Thanks for your reply I really appreciate it. I know your are correct in all that you wrote. It is just so difficult lately... .I think this seasonal job I'm doing is a trigger ... .because last year at this time he was in my life and after I was done with work he would come over and we would go out or he would call and see how my day ent etc.
it's like my mind has forgotten all the bad things
Like him breaking up with me via text out of the blue when we had plans that nite because he was anxious because he kept hurting me and was being like his father.
Or the oddness about how he slept on the floor and not a bed
How he dropped me home early that nite that caused the breakup
Him commenting about a female neighbors car on the way home from our nites out. I once asked if he was ever involved with her and he claimed no... but way back he told me she and wn older neighbor weren't to be trusted... .he really seemed to hate the older neighbor.

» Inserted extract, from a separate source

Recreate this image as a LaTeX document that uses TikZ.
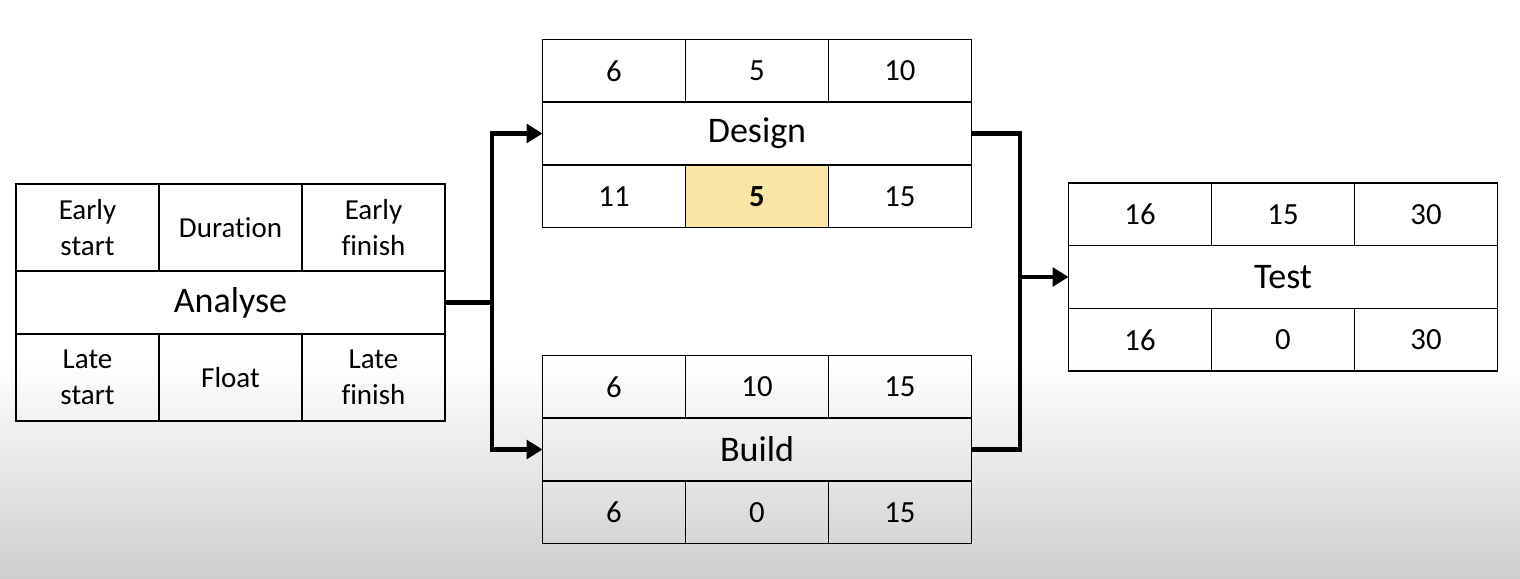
\documentclass[tikz,border=0pt]{standalone}
\usepackage{fontspec}
\setmainfont{Carlito}[Ligatures=NoCommon]
\usetikzlibrary{positioning,arrows.meta}
\definecolor{critical}{HTML}{FBE5A5}

\tikzset{
  cell/.style={draw, rectangle, line width=0.8pt, outer sep=0pt, inner sep=0pt,
    minimum width=2.86cm, minimum height=1.25cm, font=\fontsize{17.5}{20}\selectfont},
  tallcell/.style={cell, minimum height=1.74cm, align=center, font=\fontsize{16.5}{20.5}\selectfont},
  task/.style={cell, minimum width=8.58cm, minimum height=1.26cm, font=\fontsize{20.5}{24}\selectfont},
  flow/.style={line width=2.8pt, line join=miter},
  link/.style={flow, -{Triangle[length=9pt, width=10.5pt]}}
}

\begin{document}
\begin{tikzpicture}[x=0.02cm, y=-0.02cm]
  % background
  \fill[white] (0,0) rectangle (1520,578);
  \shade[top color=white, bottom color=black!19] (0,360) rectangle (1520,578);
  \useasboundingbox (0,0) rectangle (1520,578);

  % Analyse (legend box)
  \node[task] (analyse) at (230.5,302.5) {Analyse};
  \node[tallcell, above right=0pt and 0pt of analyse.north west] (aes) {Early\\start};
  \node[tallcell, right=0pt of aes] (adur) {Duration};
  \node[tallcell, right=0pt of adur] (aef) {Early\\finish};
  \node[tallcell, below right=0pt and 0pt of analyse.south west] (als) {Late\\start};
  \node[tallcell, right=0pt of als] (aflt) {Float};
  \node[tallcell, right=0pt of aflt] (alf) {Late\\finish};

  % Design
  \node[task] (design) at (757,133.5) {Design};
  \node[cell, above right=0pt and 0pt of design.north west] (des) {6};
  \node[cell, right=0pt of des] (ddur) {5};
  \node[cell, right=0pt of ddur] (def) {10};
  \node[cell, below right=0pt and 0pt of design.south west] (dls) {11};
  \node[cell, fill=critical, right=0pt of dls] (dflt) {\bfseries 5};
  \node[cell, right=0pt of dflt] (dlf) {15};

  % Build
  \node[task] (build) at (757,449.5) {Build};
  \node[cell, above right=0pt and 0pt of build.north west] (bes) {6};
  \node[cell, right=0pt of bes] (bdur) {10};
  \node[cell, right=0pt of bdur] (bef) {15};
  \node[cell, below right=0pt and 0pt of build.south west] (bls) {6};
  \node[cell, right=0pt of bls] (bflt) {0};
  \node[cell, right=0pt of bflt] (blf) {15};

  % Test
  \node[task] (test) at (1283,277) {Test};
  \node[cell, above right=0pt and 0pt of test.north west] (tes) {16};
  \node[cell, right=0pt of tes] (tdur) {15};
  \node[cell, right=0pt of tdur] (tef) {30};
  \node[cell, below right=0pt and 0pt of test.south west] (tls) {16};
  \node[cell, right=0pt of tls] (tflt) {0};
  \node[cell, right=0pt of tflt] (tlf) {30};

  % connectors
  \coordinate (split) at (492,302.5);
  \coordinate (merge) at (1020,277);
  \draw[flow] (analyse.east) -- (split);
  \draw[link] (split) |- (design.west);
  \draw[link] (split) |- (build.west);
  \draw[flow] (design.east) -| (merge) |- (build.east);
  \draw[link] (merge) -- (test.west);
\end{tikzpicture}
\end{document}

I almost asked that girl a few times if she was ever involved with him but feared it getting back to him... .nowmits to cold outside... .but given what I found out I may ask her. He would say eh invited him inside and she tried to run him over .
Like you said you were drowning... .that's what happened to me as well... .I was so busy helping him and making sure he was ok after he came to me and told me he had mental health issues going on
My big mistake was texting him ... I shouldn't have reacted like that ... .it just sux.
I saw him again today walking by... .my dad was over yo change my car battery ... he just walks on by as if I never existed ...
I did compose something to him, but have not sent it... . I doubt he would reply anyway ... .especially after he took out that false RO ... he couldn't just let me go in peace and have closure... .although during the relationship after each breakup he would give me closure
It's as if my mind wants to know why he got the RO. ... it's just terrible to find out I was being cheated on so far after the fact.
Probably why he was always anxious to get me out of the house had nothing to do with anxiety but probably everything to do with his online life.
Some days I wake up and just want to msg him the msg ... .or post a reply to his public post. I just wish I could forget him
The best thing you can do for yourself is remain silent. Keep pursuing no contact. You deserve better than an emotionally exhausting and abusive relationship. Your ex has eroded the trust that was between you two. He has treated you without any respect or compassion, so let him go. As much as our hearts continue to carry these men in them, you and I need to heal ourselves. We must move on.
If the urge to write him becomes too great then write everything you would have said to him in a journal. Do not send it to him. Write it for yourself. I've done this numerous times and it's proven therapeutic. Also post on the boards here as well. Doing so will be far better for your mental health than trying to open the door to someone who does nothing but hurt you.